The “r” sound is probably the most frequently used sound in English. It occurs as a consonant, as in the words “red” and “around”; it occurs as a vowel, as in the words “mother” and “bird”; it occurs in diphthongs, as in the words “fair”, “year” and “before”; and it occurs in consonant blends as in the words “three”, “scratch”, and “practice.” The “r” is everywhere!
If English is your second language, you most likely are pronouncing the “r” very differently than how it is pronounced in English. Most languages use the tip of the tongue to form the “r” and the lips remain flat and relaxed. The tongue tip quickly hits the roof of the mouth just behind the upper front teeth either once, which is called “rolling”, or several times, which is called “trilling.” Languages such as Spanish, Russian, Arabic, and Portuguese are just a few that form the “r” in this way. Other languages, such as German and French form the “r” with the back of the tongue against the back of the throat, with the lips again remaining flat and relaxed.

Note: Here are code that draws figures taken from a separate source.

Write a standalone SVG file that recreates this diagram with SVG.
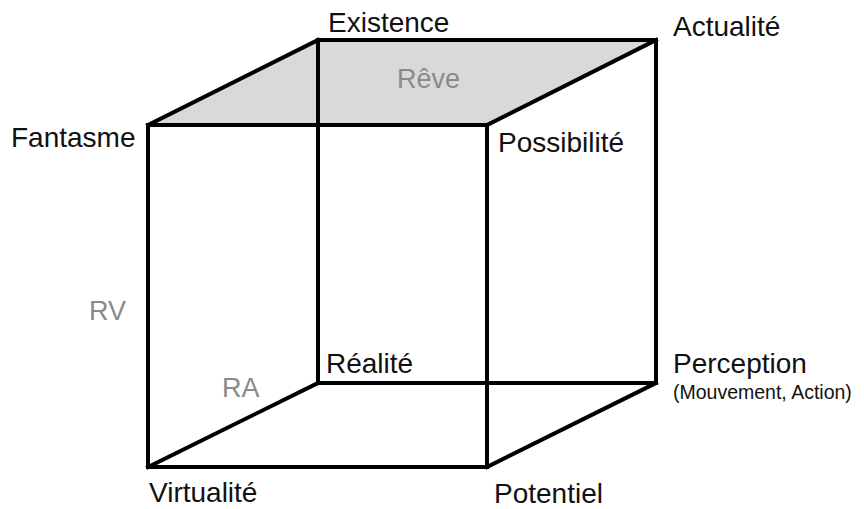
<svg xmlns="http://www.w3.org/2000/svg" width="864" height="509" viewBox="0 0 864 509">
<style>
.lbl{font-family:"Liberation Sans",Arial,sans-serif;font-size:28px;fill:#111}
.sub{font-family:"Liberation Sans",Arial,sans-serif;font-size:19.5px;fill:#111}
.gry{font-family:"Liberation Sans",Arial,sans-serif;font-size:27px;fill:#8a8a8a}
.edge{stroke:#000;stroke-width:4;fill:none;stroke-linecap:square;stroke-linejoin:miter}
</style>
<rect width="864" height="509" fill="#fff"/>
<polygon id="top-face" points="148,125 318,40 656,40 487,125" fill="#d9d9d9"/>
<g id="connectors">
<line class="edge" x1="148" y1="125" x2="487" y2="125"/>
<line class="edge" x1="148" y1="467" x2="487" y2="467"/>
<line class="edge" x1="148" y1="125" x2="148" y2="467"/>
<line class="edge" x1="487" y1="125" x2="487" y2="467"/>
<line class="edge" x1="318" y1="40" x2="656" y2="40"/>
<line class="edge" x1="318" y1="383" x2="656" y2="383"/>
<line class="edge" x1="318" y1="40" x2="318" y2="383"/>
<line class="edge" x1="656" y1="40" x2="656" y2="383"/>
<line class="edge" x1="148" y1="125" x2="318" y2="40"/>
<line class="edge" x1="487" y1="125" x2="656" y2="40"/>
<line class="edge" x1="148" y1="467" x2="318" y2="383"/>
<line class="edge" x1="487" y1="467" x2="656" y2="383"/>
</g>
<g id="existence"><text class="lbl" x="328" y="32">Existence</text></g>
<g id="actualite"><text class="lbl" x="673" y="36">Actualité</text></g>
<g id="fantasme"><text class="lbl" x="11" y="147">Fantasme</text></g>
<g id="possibilite"><text class="lbl" x="498" y="152">Possibilité</text></g>
<g id="reve"><text class="gry" x="397" y="88">Rêve</text></g>
<g id="rv"><text class="gry" x="89" y="320">RV</text></g>
<g id="realite"><text class="lbl" x="326" y="373">Réalité</text></g>
<g id="ra"><text class="gry" x="222" y="397">RA</text></g>
<g id="perception"><text class="lbl" x="673" y="373">Perception</text><text class="sub" x="673" y="399">(Mouvement, Action)</text></g>
<g id="virtualite"><text class="lbl" x="149" y="502">Virtualité</text></g>
<g id="potentiel"><text class="lbl" x="494" y="503">Potentiel</text></g>
</svg>
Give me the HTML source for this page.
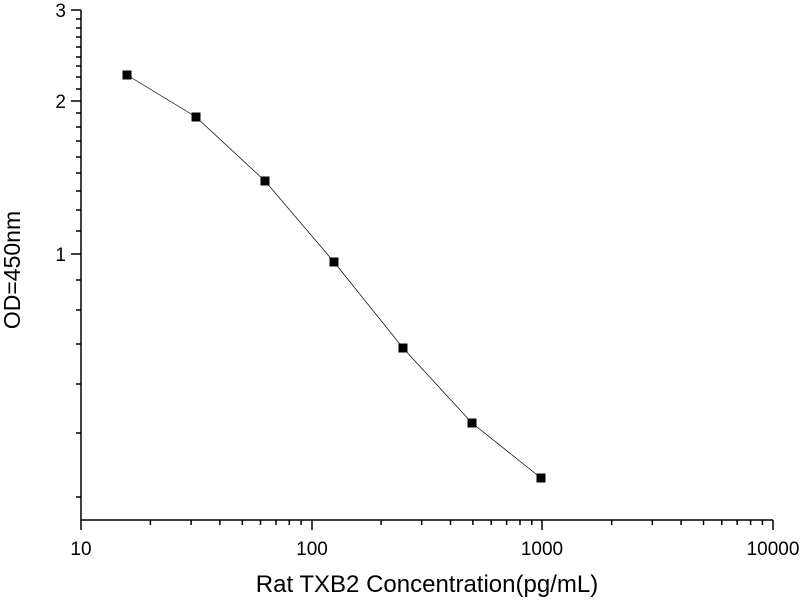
<!DOCTYPE html>
<html><head><meta charset="utf-8"><style>html,body{margin:0;padding:0;background:#fff}svg{display:block}</style></head>
<body>
<svg width="800" height="600" xmlns="http://www.w3.org/2000/svg" font-family="Liberation Sans, Arial, sans-serif">
<rect width="800" height="600" fill="#fff"/>
<g stroke="#000" stroke-width="1.5" fill="none">
<path d="M81,10 V520 H773"/>
<path d="M71,10 H81 M71,101 H81 M71,254 H81"/>
<path d="M76,19H81M76,28H81M76,37H81M76,47H81M76,57H81M76,66H81M76,77H81M76,89H81
M76,113H81M76,127H81M76,141H81M76,157H81M76,173H81M76,191H81M76,210H81M76,231H81
M76,280H81M76,310H81M76,344H81M76,384H81M76,433H81M76,497H81"/>
<path d="M81,520V530M312,520V530M542,520V530M773,520V530"/>
<path d="
M150.4,520v5M191.1,520v5M219.9,520v5M242.3,520v5M260.5,520v5M276,520v5M289.3,520v5M301.1,520v5
M381.1,520v5M421.7,520v5M450.5,520v5M472.9,520v5M491.2,520v5M506.6,520v5M520,520v5M531.8,520v5
M611.7,520v5M652.3,520v5M681.1,520v5M703.5,520v5M721.8,520v5M737.2,520v5M750.6,520v5M762.4,520v5"/>
</g>
<polyline points="127,75 196,117 265,181 334,262 403,348 472,423 541,478" fill="none" stroke="#000" stroke-width="0.7"/>
<g fill="#000">
<rect x="122.5" y="70.5" width="9" height="9"/>
<rect x="191.5" y="112.5" width="9" height="9"/>
<rect x="260.5" y="176.5" width="9" height="9"/>
<rect x="329.5" y="257.5" width="9" height="9"/>
<rect x="398.5" y="343.5" width="9" height="9"/>
<rect x="467.5" y="418.5" width="9" height="9"/>
<rect x="536.5" y="473.5" width="9" height="9"/>
</g>
<g font-size="19" fill="#000">
<text x="66" y="17" text-anchor="end">3</text>
<text x="66" y="108" text-anchor="end">2</text>
<text x="66" y="261" text-anchor="end">1</text>
<text x="81" y="555" text-anchor="middle">10</text>
<text x="312" y="555" text-anchor="middle">100</text>
<text x="542" y="555" text-anchor="middle">1000</text>
<text x="773" y="555" text-anchor="middle">10000</text>
</g>
<text x="427" y="592" font-size="24" text-anchor="middle">Rat TXB2 Concentration(pg/mL)</text>
<text transform="translate(20,270) rotate(-90)" font-size="23" text-anchor="middle">OD=450nm</text>
</svg>
</body></html>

To form the American English “r”, follow these simple steps:
- Place your lips in a circle. Do not forget this step, as it is a very important one! As soon as you make a circle with your lips, your lower jaw will automatically move slightly forward. It is not something that you will need to force your jaw to do; this occurs naturally. It is important, however, to be aware of the movements your lower jaw makes as you form the “r” sound.
- Keep your teeth fairly close together; they should only be slightly separated.
- With your lips, teeth, and jaw in place, raise the front of your tongue up toward the roof of your mouth, but not touching it. This is the most difficult part! If your tongue tip touches anything, it will sound like rolling and will be different from the American English “r."